Power of Advice
RESP investing strategies
While setting up an RESP is a no brainer, the hard part is deciding how to invest the money.
Mike Holman had barely changed his son’s first diaper before he started to wonder how he was going put his boy through college or university. How was he going to afford it? How much would he need? How should this money be invested? A short time later, Holman opened an RESP and began looking for answers to those questions.
With the cost of education going up, many new parents turn to Registered Education Savings Plans early to maximize the amount of time they have to save for their kids’ schooling.
It’s a smart move, and as Holman discovered it makes sense to open one even if you don’t have extra cash to invest in the account. Money from birthdays and Christmas cheques from grandparents and other family members quickly add up, says Holman, a longtime investor who runs the Money Smarts blog and author of How To Withdraw Money From Your RESP Account Whether Your Child Goes To School or Not.
Government benefits like the Canada Education Savings Grant add up quickly too, which is one of the main benefits of an RESP. The CESG matches 20% of your annual RESP contributions up to a maximum of $7,200. There are other incentives as well. Ottawa, for instance, offers programs designed to help lower income families, while Alberta and Quebec each have their own incentives to residents in those provinces.
Today, Holman has a son and a daughter. And in the time it’s taken his kids to reach their fourth and fifth birthdays, he’s has been able to save $24,000 in their RESPs.
While setting up an RESP was no brainer for Holman, the hard part is deciding how to invest the money. Unlike RRSP which will have decades to grow, RESPs really only have only an 18-year time horizon. That shorter time frame can make the investing process confusing—should you try to grow the money, or should you aim to be as conservative as possible?
Peter Drake, vice-president of retirement and economic research at Fidelity Investments, says the key is to do both. If you start investing when your child is young, and you have 17 years before they need the money, then you can afford to be more aggressive, just as you would in your early years of an RRSP. The closer the child gets to his or her post-secondary education days, the more conservative you should be, he says.

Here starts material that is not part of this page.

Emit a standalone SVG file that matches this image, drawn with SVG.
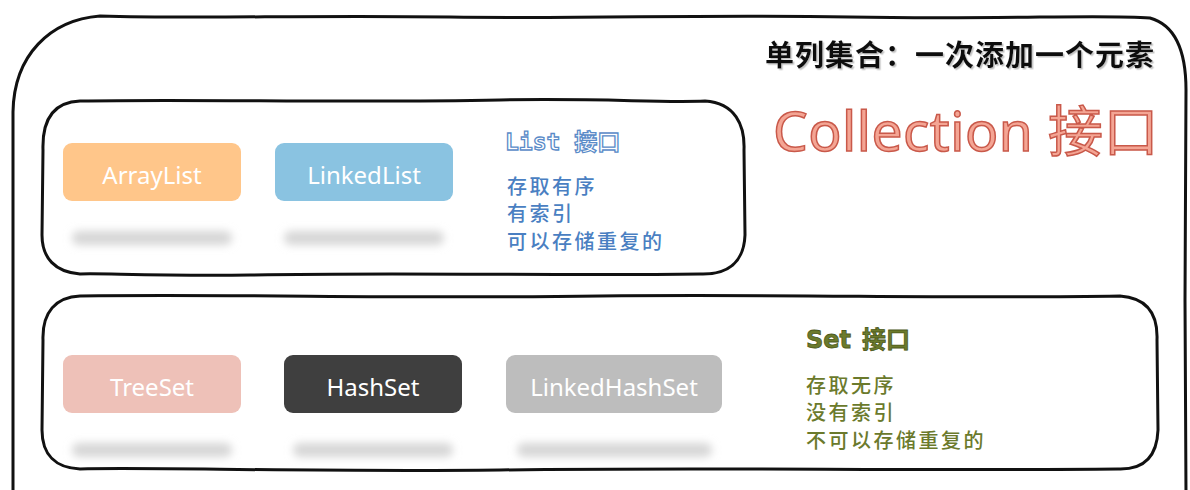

That’s what Holman is planning to do. Since his kids are still more than a decade away starting from university, he’s comfortable putting all of the RESP money in to equities. “I’m not worried if the market tanks,” he says. “I have a long enough time horizon.”
Holman’s RESP asset allocation looks like this: 90% of the money is evenly split between Canadian, U.S. and European mutual funds and he put the last 10% into an Asian fund. He uses a similar allocation in his RRSP with the exception of a few bonds.
But the RESPs are fixed-income free—for now. As Holman’s children enter their teens he says he’ll start moving money into bonds. Eventually, he plans to end up with a 60% allocation to equities and a 40% exposure to bonds.
Less savvy investors may want to take a different approach. For those not comfortable managing their own investments Drake recommends buying a target date fund. Target funds are structured so that they adopt a more conservative asset mix of stocks and bonds over time, until the portfolio gets reaches a predetermined target date (typically 15, 20 or 25 years).
“The target date fund starts more aggressively but then rolls down automatically,” he says. “You’ll never completely get rid of equities, but the portfolio becomes more conservative.” Buying a balanced mutual fund, which holds about 50% stocks and 50% bonds, is another option he adds.
Still, Drake warns against being too conservative with RESPs, especially in the early years, because it’s hard to predict how much your kids will need. “You don’t know for sure what your kid is going to do,” he says. Drake has firsthand experience with this. He spent $10,000 a year to help one of his kids pursue a science degree and a $5,000 a year to put another through music school, but that amount soared to $100,000 when his child was accepted into a two-year music program in the U.S.
If you really don’t want to take any risk, Holman suggests putting the money in a GIC in an RESP account. You’ll still get the government grant, which is, ultimately, the reason why people use an RESP in the first place. “It’s cheap, safe and easy, and really you just need those grants,” he says.
Holman is satisfied with his more aggressive investment approach. All he needs now is more money to add to the account. Fortunately, the next birthday isn’t too far off.